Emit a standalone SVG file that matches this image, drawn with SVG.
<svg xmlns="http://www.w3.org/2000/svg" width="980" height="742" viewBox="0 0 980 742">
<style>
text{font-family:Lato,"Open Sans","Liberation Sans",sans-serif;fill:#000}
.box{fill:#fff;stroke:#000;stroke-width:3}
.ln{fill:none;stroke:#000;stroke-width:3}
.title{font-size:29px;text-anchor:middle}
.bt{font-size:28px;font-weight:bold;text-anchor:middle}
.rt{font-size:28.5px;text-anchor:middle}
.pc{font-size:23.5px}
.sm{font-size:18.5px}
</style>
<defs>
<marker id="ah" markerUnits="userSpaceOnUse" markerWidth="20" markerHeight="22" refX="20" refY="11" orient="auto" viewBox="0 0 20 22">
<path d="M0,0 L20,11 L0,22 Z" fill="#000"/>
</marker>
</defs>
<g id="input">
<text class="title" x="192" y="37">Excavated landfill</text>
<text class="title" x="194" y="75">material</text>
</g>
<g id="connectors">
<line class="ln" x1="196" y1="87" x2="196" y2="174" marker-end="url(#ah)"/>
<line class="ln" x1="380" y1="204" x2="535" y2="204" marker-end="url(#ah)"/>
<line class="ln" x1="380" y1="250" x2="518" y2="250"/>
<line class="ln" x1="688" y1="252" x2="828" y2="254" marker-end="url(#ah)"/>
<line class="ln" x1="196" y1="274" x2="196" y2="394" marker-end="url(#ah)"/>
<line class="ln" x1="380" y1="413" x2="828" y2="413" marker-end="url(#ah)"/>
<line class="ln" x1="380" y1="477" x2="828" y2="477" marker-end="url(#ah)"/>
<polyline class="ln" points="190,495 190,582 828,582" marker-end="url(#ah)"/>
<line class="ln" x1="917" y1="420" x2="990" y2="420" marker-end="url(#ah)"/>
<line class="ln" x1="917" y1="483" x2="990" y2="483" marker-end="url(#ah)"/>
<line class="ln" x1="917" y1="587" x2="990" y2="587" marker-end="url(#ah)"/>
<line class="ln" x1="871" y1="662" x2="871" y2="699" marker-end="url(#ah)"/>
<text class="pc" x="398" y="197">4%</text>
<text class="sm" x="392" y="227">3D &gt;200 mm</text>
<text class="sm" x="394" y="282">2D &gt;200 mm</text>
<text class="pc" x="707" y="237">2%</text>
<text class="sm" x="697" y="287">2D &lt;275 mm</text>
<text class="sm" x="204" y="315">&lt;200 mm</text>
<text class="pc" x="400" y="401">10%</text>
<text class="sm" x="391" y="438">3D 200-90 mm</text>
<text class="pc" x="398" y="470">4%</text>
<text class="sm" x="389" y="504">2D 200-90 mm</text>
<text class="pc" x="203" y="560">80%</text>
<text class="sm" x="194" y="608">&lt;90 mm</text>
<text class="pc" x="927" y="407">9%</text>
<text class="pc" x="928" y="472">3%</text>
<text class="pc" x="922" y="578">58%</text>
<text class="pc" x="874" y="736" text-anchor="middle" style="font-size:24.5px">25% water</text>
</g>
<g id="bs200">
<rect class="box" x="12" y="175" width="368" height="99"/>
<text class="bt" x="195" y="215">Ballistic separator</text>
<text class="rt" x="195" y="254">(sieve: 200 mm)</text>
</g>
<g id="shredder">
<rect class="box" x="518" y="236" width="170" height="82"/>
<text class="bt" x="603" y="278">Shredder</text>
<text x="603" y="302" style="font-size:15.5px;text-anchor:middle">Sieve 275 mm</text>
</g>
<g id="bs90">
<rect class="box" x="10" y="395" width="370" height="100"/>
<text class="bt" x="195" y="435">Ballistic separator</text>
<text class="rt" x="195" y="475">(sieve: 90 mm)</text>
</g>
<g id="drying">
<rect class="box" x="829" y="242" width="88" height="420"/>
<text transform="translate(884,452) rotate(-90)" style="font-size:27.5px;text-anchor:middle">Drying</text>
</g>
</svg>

# EXERCISE
Please reproduce each line exactly as written.

# RESULT BELOW
Emit a standalone SVG file that matches this image, drawn with SVG.
<svg xmlns="http://www.w3.org/2000/svg" width="980" height="742" viewBox="0 0 980 742">
<style>
text{font-family:Lato,"Open Sans","Liberation Sans",sans-serif;fill:#000}
.box{fill:#fff;stroke:#000;stroke-width:3}
.ln{fill:none;stroke:#000;stroke-width:3}
.title{font-size:29px;text-anchor:middle}
.bt{font-size:28px;font-weight:bold;text-anchor:middle}
.rt{font-size:28.5px;text-anchor:middle}
.pc{font-size:23.5px}
.sm{font-size:18.5px}
</style>
<defs>
<marker id="ah" markerUnits="userSpaceOnUse" markerWidth="20" markerHeight="22" refX="20" refY="11" orient="auto" viewBox="0 0 20 22">
<path d="M0,0 L20,11 L0,22 Z" fill="#000"/>
</marker>
</defs>
<g id="input">
<text class="title" x="192" y="37">Excavated landfill</text>
<text class="title" x="194" y="75">material</text>
</g>
<g id="connectors">
<line class="ln" x1="196" y1="87" x2="196" y2="174" marker-end="url(#ah)"/>
<line class="ln" x1="380" y1="204" x2="535" y2="204" marker-end="url(#ah)"/>
<line class="ln" x1="380" y1="250" x2="518" y2="250"/>
<line class="ln" x1="688" y1="252" x2="828" y2="254" marker-end="url(#ah)"/>
<line class="ln" x1="196" y1="274" x2="196" y2="394" marker-end="url(#ah)"/>
<line class="ln" x1="380" y1="413" x2="828" y2="413" marker-end="url(#ah)"/>
<line class="ln" x1="380" y1="477" x2="828" y2="477" marker-end="url(#ah)"/>
<polyline class="ln" points="190,495 190,582 828,582" marker-end="url(#ah)"/>
<line class="ln" x1="917" y1="420" x2="990" y2="420" marker-end="url(#ah)"/>
<line class="ln" x1="917" y1="483" x2="990" y2="483" marker-end="url(#ah)"/>
<line class="ln" x1="917" y1="587" x2="990" y2="587" marker-end="url(#ah)"/>
<line class="ln" x1="871" y1="662" x2="871" y2="699" marker-end="url(#ah)"/>
<text class="pc" x="398" y="197">4%</text>
<text class="sm" x="392" y="227">3D &gt;200 mm</text>
<text class="sm" x="394" y="282">2D &gt;200 mm</text>
<text class="pc" x="707" y="237">2%</text>
<text class="sm" x="697" y="287">2D &lt;275 mm</text>
<text class="sm" x="204" y="315">&lt;200 mm</text>
<text class="pc" x="400" y="401">10%</text>
<text class="sm" x="391" y="438">3D 200-90 mm</text>
<text class="pc" x="398" y="470">4%</text>
<text class="sm" x="389" y="504">2D 200-90 mm</text>
<text class="pc" x="203" y="560">80%</text>
<text class="sm" x="194" y="608">&lt;90 mm</text>
<text class="pc" x="927" y="407">9%</text>
<text class="pc" x="928" y="472">3%</text>
<text class="pc" x="922" y="578">58%</text>
<text class="pc" x="874" y="736" text-anchor="middle" style="font-size:24.5px">25% water</text>
</g>
<g id="bs200">
<rect class="box" x="12" y="175" width="368" height="99"/>
<text class="bt" x="195" y="215">Ballistic separator</text>
<text class="rt" x="195" y="254">(sieve: 200 mm)</text>
</g>
<g id="shredder">
<rect class="box" x="518" y="236" width="170" height="82"/>
<text class="bt" x="603" y="278">Shredder</text>
<text x="603" y="302" style="font-size:15.5px;text-anchor:middle">Sieve 275 mm</text>
</g>
<g id="bs90">
<rect class="box" x="10" y="395" width="370" height="100"/>
<text class="bt" x="195" y="435">Ballistic separator</text>
<text class="rt" x="195" y="475">(sieve: 90 mm)</text>
</g>
<g id="drying">
<rect class="box" x="829" y="242" width="88" height="420"/>
<text transform="translate(884,452) rotate(-90)" style="font-size:27.5px;text-anchor:middle">Drying</text>
</g>
</svg>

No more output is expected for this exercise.